What's Happening?
The Internal Revenue Service (IRS) has released the new limits for Health Savings Accounts (HSAs) and High-Deductible Health Plans (HDHPs) for the year 2027. The annual contribution limit for HSAs will increase to $4,500 for self-only coverage, a 2.3%
rise from the 2026 limit of $4,400. For family coverage, the limit will be $9,000, up 2.9% from $8,750 in 2026. Additionally, the minimum deductible for HDHPs will be $1,750 for self-only coverage and $3,500 for family coverage. The maximum out-of-pocket expenses will be capped at $8,700 for self-only and $17,400 for family coverage. These changes will take effect on January 1, 2027. The IRS also announced an increase in the excepted-benefit health reimbursement arrangement limit to $2,250 from $2,200 in 2026.
Why It's Important?
These adjustments are significant as they reflect the ongoing rise in healthcare costs and the need for employees to save more for medical expenses.
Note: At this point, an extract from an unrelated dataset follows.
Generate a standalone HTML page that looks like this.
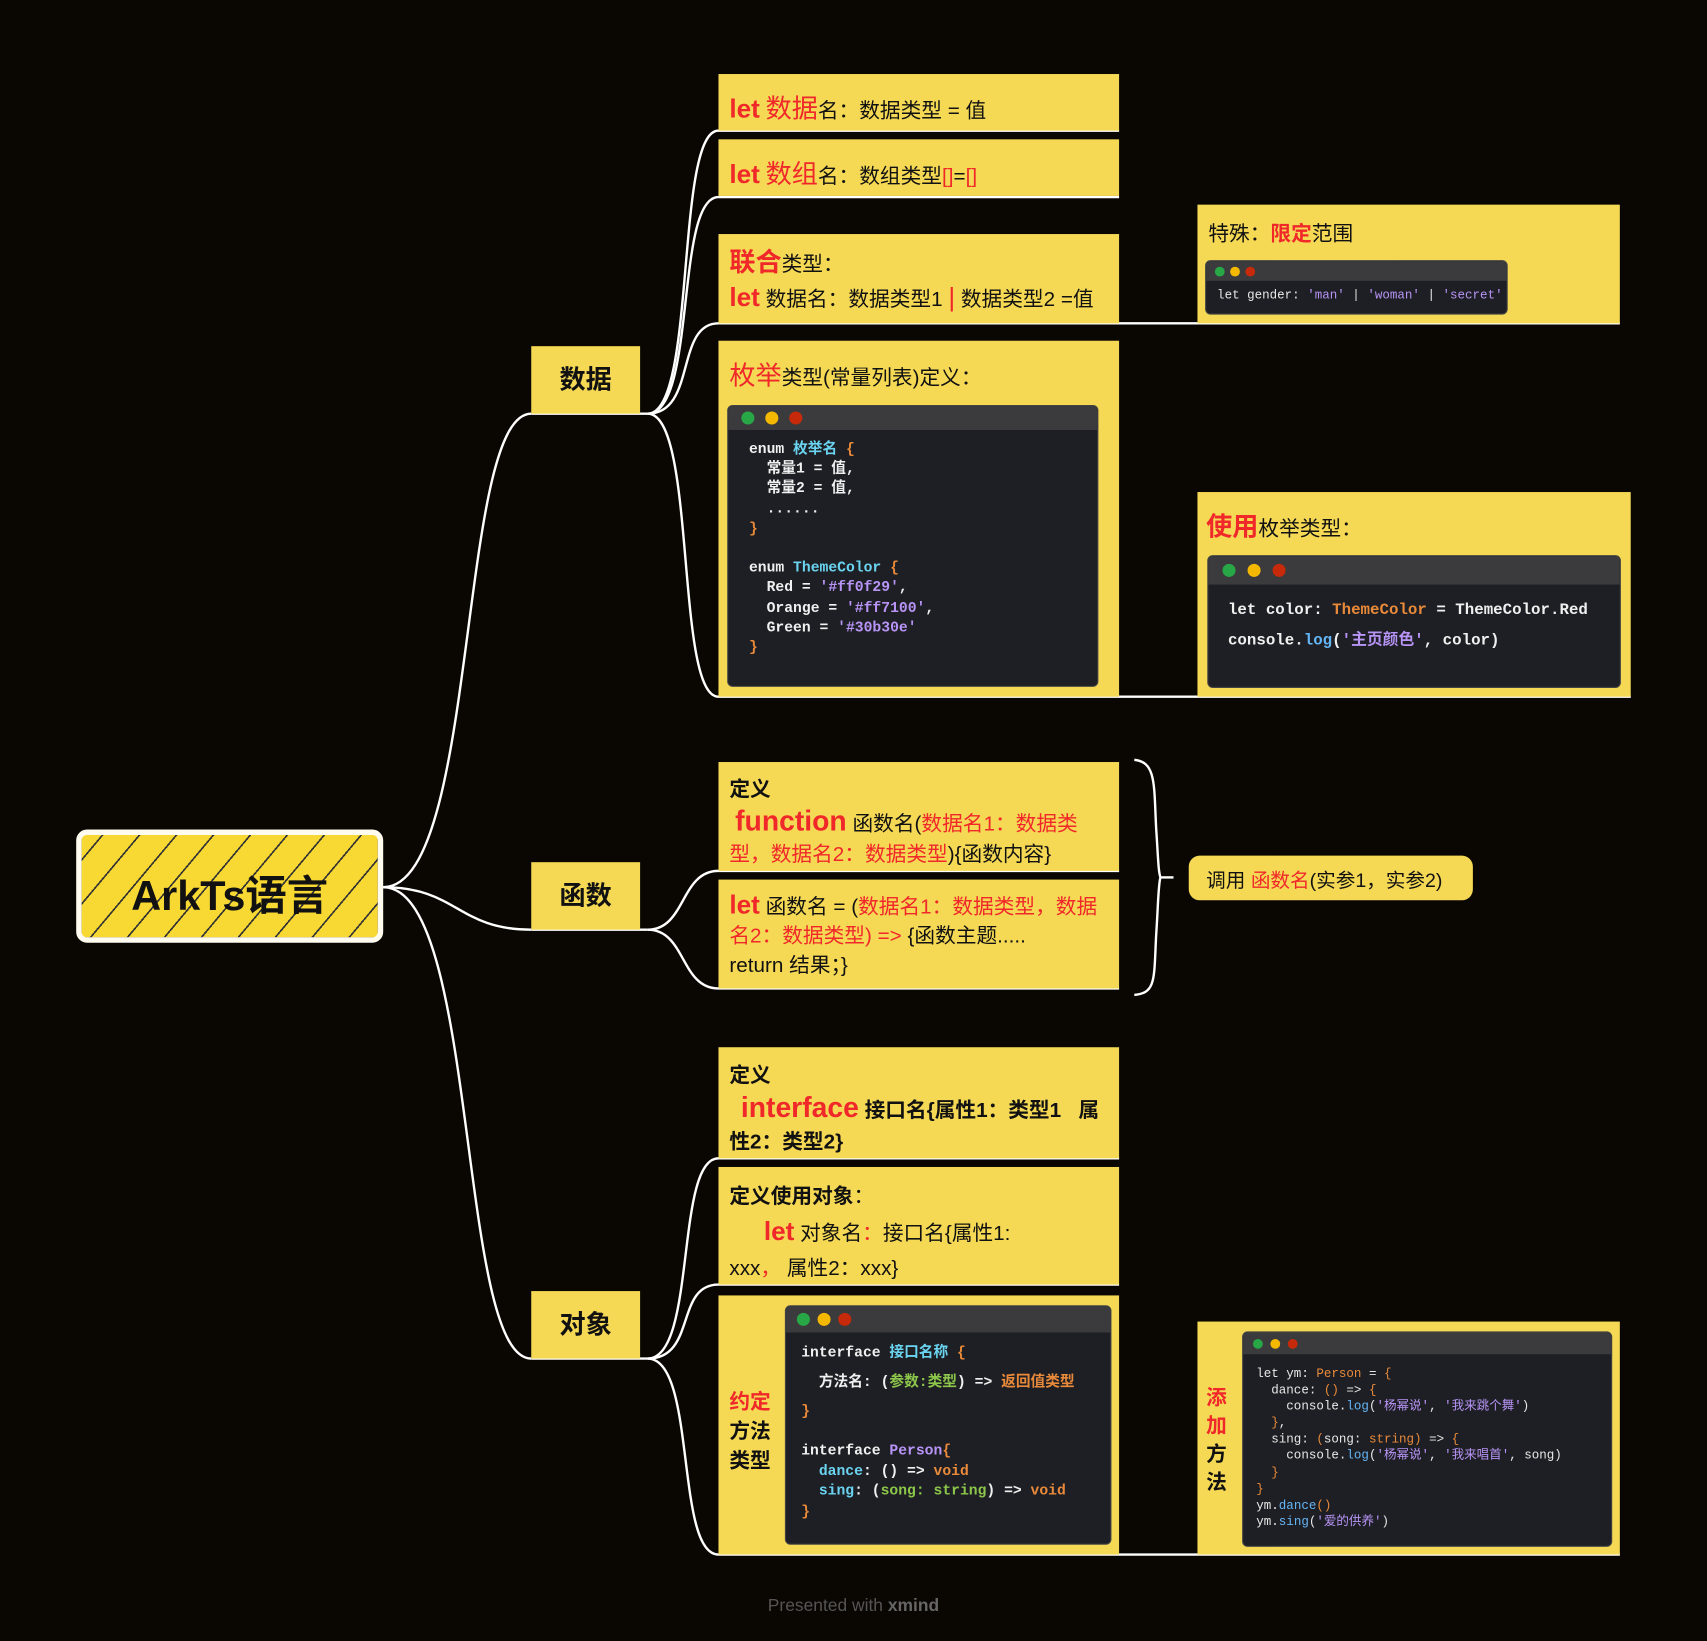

HSAs are valued for their triple tax benefits, allowing contributions to be made pretax, grow tax-free, and be withdrawn tax-free for qualified medical expenses. As healthcare costs continue to escalate, more employees are turning to HSAs, with average account balances increasing by 11% from 2024 to 2025. However, there is a noted gap in employee education regarding the optimal use of HSAs, with many using them for short-term expenses rather than long-term savings or investments. This highlights the need for employers to enhance educational efforts about the benefits and strategic use of HSAs.
What's Next?
Employers and HSA administrators are expected to adjust their plans and strategies in response to these new limits. There is a call for proactive education to help employees understand the full potential of HSAs, including their use for long-term savings and investments. As the new limits are announced well in advance, employers have ample time to incorporate these changes into their benefits planning and open enrollment communications. This period also presents an opportunity for HR and benefits leaders to engage employees in discussions about maximizing their HSA contributions and understanding the broader benefits of these accounts.